Audrey also inspired Givenchy to create a perfume. So, Givenchy made her a present before the sales started. He made her the face of his first perfume, L’Interdit, in 1957.
Hepburn was also credited for boosting the sales of Burberry trench coats when she wore one in Breakfast at Tiffany’s, and she also became closely associated with the Italian footwear brand Tod’s. The jewelry brand Tiffany and Co. has also become extremely popular after Breakfast at Tiffany’s became hugely successful.
She is a humanitarian.
Hepburn did not only change the world with her iconic beauty and fashion choices, but she also shown that beauty is not superficial. To be truly beautiful, one must be compassionate and help others. She was a well-known humanitarian who became a Goodwill Ambassador for UNICEF.
Her appreciation for the little things in life and her passion to help the less fortunate stemmed from her early life experience surviving the Nazi occupation during World War II. She outwitted almost anybody who questioned her well-being, and it was during a difficult time in history where she earned her first acting chops. To survive under the Nazi occupation, she pretended a lot of times. Once, when she was bringing a message to a British pilot hiding in the forest outside her town, she saw two German soldiers heading towards her. She dropped to her knees and pretended to be picking wild flowers, and smilingly handed the Nazi’s a handful as they passed. The soldiers were so charmed that they just patted her head and walk away.
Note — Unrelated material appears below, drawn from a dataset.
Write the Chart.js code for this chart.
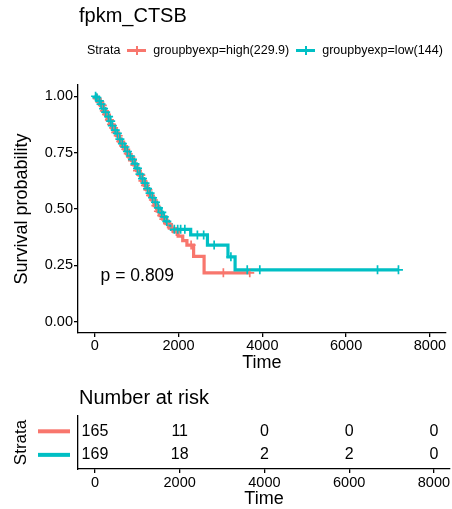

However, she did not only manage to pull off during the war by pretension. She also raised money for the Dutch Resistance secretly.
She survived the Dutch famine that followed in the winter of 1944, when her family resorted to making flour out of tulip bulbs just to have something to eat. As a result of malnutrition, she developed respiratory problems, acute anemia, and edema. Experiencing hunger and malnutrition first hand as a child made her passionate about the children and the needy.
In 1954, she fused celebrity with conscience in a way that no one has done before by narrating radio programs for UNICEF. In 1989, she was appointed as the Goodwill Ambassador of UNICEF. She was also involved in UNICEF’s field missions from 1988 to 1992. She was even at Somalia visiting children in famine four months before she died.
So, every time you see Angelina Jolie or other big stars in Hollywood in a headscarf doing righteous acts, know that Audrey did it first.
She is a subtle feminist icon.
Audrey Hepburn did not have to come out right and say that she supported feminism, since it was clear enough for the audiences to see. During the 1950s era where women are expected to do motherly duties and traditional women’s tasks, she brings up this line in Roman Holiday: “I can sew too, and clean a house, and iron. I learned all those things – I just haven’t had the chance to do it for anyone.” There was just something so real behind the characters she portrayed on screen. Hepburn possessed appearance, actions, and ambitions of a feminist.
Her fame grew substantially with the release of Breakfast at Tiffany’s in 1961, bringing her in the position of Hollywood’s go-to girl for comedy and romanticized roles. When casting for the role of Holly Golightly, the producers felt that Audrey was the perfect fit because female viewers would lose interest if it was Sophia Loren or Marilyn Monroe, since they will become a socially and physically impossible standard. It was a wise decision though, as young women loved Holly’s aura of liberation from marriage, men, mothers, and middle class morality.
Audrey’s accomplishments in films, UNICEF and fashion helped push the boundaries when it comes to gender roles for women in Hollywood.